Under different circumstances and in a much more devastating way, the Utopian state socialists also closed the circle. Their economic and functional approach to history stimulated the social sciences of the 19th and early 20th centuries. And their social criticism stimulated the struggle against the monstrous conditions that characterized the earlier phases of the modern industrial system. 57 But the original vision lost its progressive quality as realization neared. On the theoretical plane its reactionary potential was manifested early in Marx' and Engels' retrogressive attitude toward the Asiatic variant of managerial and bureaucratic despotism. On the practical plane this reactionary potential was manifested on a colossal scale when, nine months after the fall of the semimanagerial apparatus state of Tsarism, the Bolshevik revolution paved the way for the rise of the total managerial apparatus state of the USSR."

spacious

5 years 10 months ago

In reply to by libcom.org

Submitted by spacious on May 5, 2018

There's a good book on it by Lawrence Krader, who also traces the main sources of the original idea of "Oriental Despotism", which emerged largely in the 17th and 18th century. This idea wasn't Marx's, but was the product of western confrontation with seemingly impenetrable, unchangeable societies in the Eastern hemisphere, seen through the eyes of Western merchants, colonial administrators, philosophers, etc.

In trying to theorize the societies which existed in China and India, among others, Marx took up this problematic concept and modified it, to explain this apparent immobile state of society, which was very different from both Western capitalism and also from feudalism. For Marx the challenge was to understand these societies as political economies, as highly developed political societies with particular distinguishing features.

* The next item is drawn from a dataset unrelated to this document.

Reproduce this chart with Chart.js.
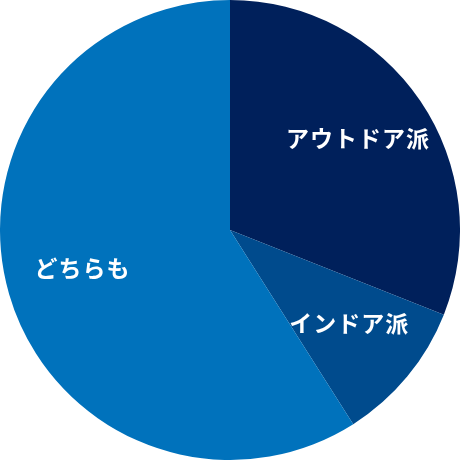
<!DOCTYPE html>
<html>
<head>
<meta charset="utf-8">
<script src="https://cdn.jsdelivr.net/npm/chart.js@4"></script>
<style>
  html, body { margin: 0; padding: 0; background: #fff; }
  #wrap { width: 460px; height: 460px; }
</style>
</head>
<body>
<div id="wrap"><canvas id="pieChart" width="460" height="460"></canvas></div>
<script>
const labels = ["アウトドア派", "インドア派", "どちらも"];
const shares = [31, 10, 59];
const colors = ["#00205b", "#004b8d", "#0072bc"];

// draw each label in white inside its slice
const sliceLabels = {
  id: "sliceLabels",
  afterDatasetsDraw(chart) {
    const ctx = chart.ctx;
    const meta = chart.getDatasetMeta(0);
    ctx.save();
    ctx.fillStyle = "#fff";
    ctx.font = "bold 23px 'Noto Sans CJK JP', sans-serif";
    ctx.letterSpacing = "1px";
    ctx.textAlign = "center";
    ctx.textBaseline = "middle";
    meta.data.forEach((arc, i) => {
      const mid = (arc.startAngle + arc.endAngle) / 2;
      const r = arc.outerRadius * 0.67;
      ctx.fillText(labels[i], arc.x + Math.cos(mid) * r + 0.5, arc.y + Math.sin(mid) * r - 5);
    });
    ctx.restore();
  }
};

new Chart(document.getElementById("pieChart").getContext("2d"), {
  type: "pie",
  data: {
    labels: labels,
    datasets: [{
      data: shares,
      backgroundColor: colors,
      borderWidth: 0
    }]
  },
  options: {
    responsive: false,
    animation: false,
    layout: { padding: 0 },
    plugins: {
      legend: { display: false },
      tooltip: { enabled: false }
    }
  },
  plugins: [sliceLabels]
});
</script>
</body>
</html>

Far from an essentialistic or racist theory of the impenetrable Orient, in Marx's observation the 'asiatic mode' was based on village communities of peasant agriculturalists and communal property in land (all arable land allotted periodically rather than individually owned). This was combined with an overarching state which extracted surplus, and on which the agrarian village economy depended for things like hydraulic infrastructure or food provision in the case of failed harvests.

I think Marx didn't characterize this state as authoritarian as in all-controlling but definitely as despotic vis-à-vis the villages. Marx doesn't conceive of a state as something arbitrary and purely a matter of forceful domination but sees it as a structure related intrinsically to, and springing from, the economic social relations. As such it can't be seen as a unilateral cause of social oppression. (This might be a point of difference with the Bakuninists, but I have to admit I've no clue what they thought on the subject versus Marx.)

Might be there's an interesting comparison to be made with possible forms of the (non-)state in (anarcho-)communism, if you remove the despotic form and reimagine it as the collectively managed global public service which hovers over the associated producers in each particular locality, but is in fact fully a part of their associated mode of production?

I'm not sure about the possibility of Marx not developing this theory for fear of what the Bakuninists might think of it, but there are many parts of Marx's studies that he didn't publish on during his lifetime, it might be the same reason here.

meerov21

5 years 10 months ago

In reply to by libcom.org

Submitted by meerov21 on May 6, 2018

1) Land in a number of societies in the East was not the property of the community. The state was the Supreme owner of the land, and the peasant community was engaged in the production of food. In addition, the state created huge irrigation systems and even state handicraft workshops (China Yin Shan). Also later in China there was a centralized system of distribution of products between the provinces, it was called tai-ping.

2) Wittfogel, developing the ideas of Marx, of course, pointed the authoritarian nature of Oriental Despotism and drew Parallels between the ancient hydraulic States and the Soviet Union.

3) I find such comparisons more interesting than the questionable theory of "state capitalism" in the USSR.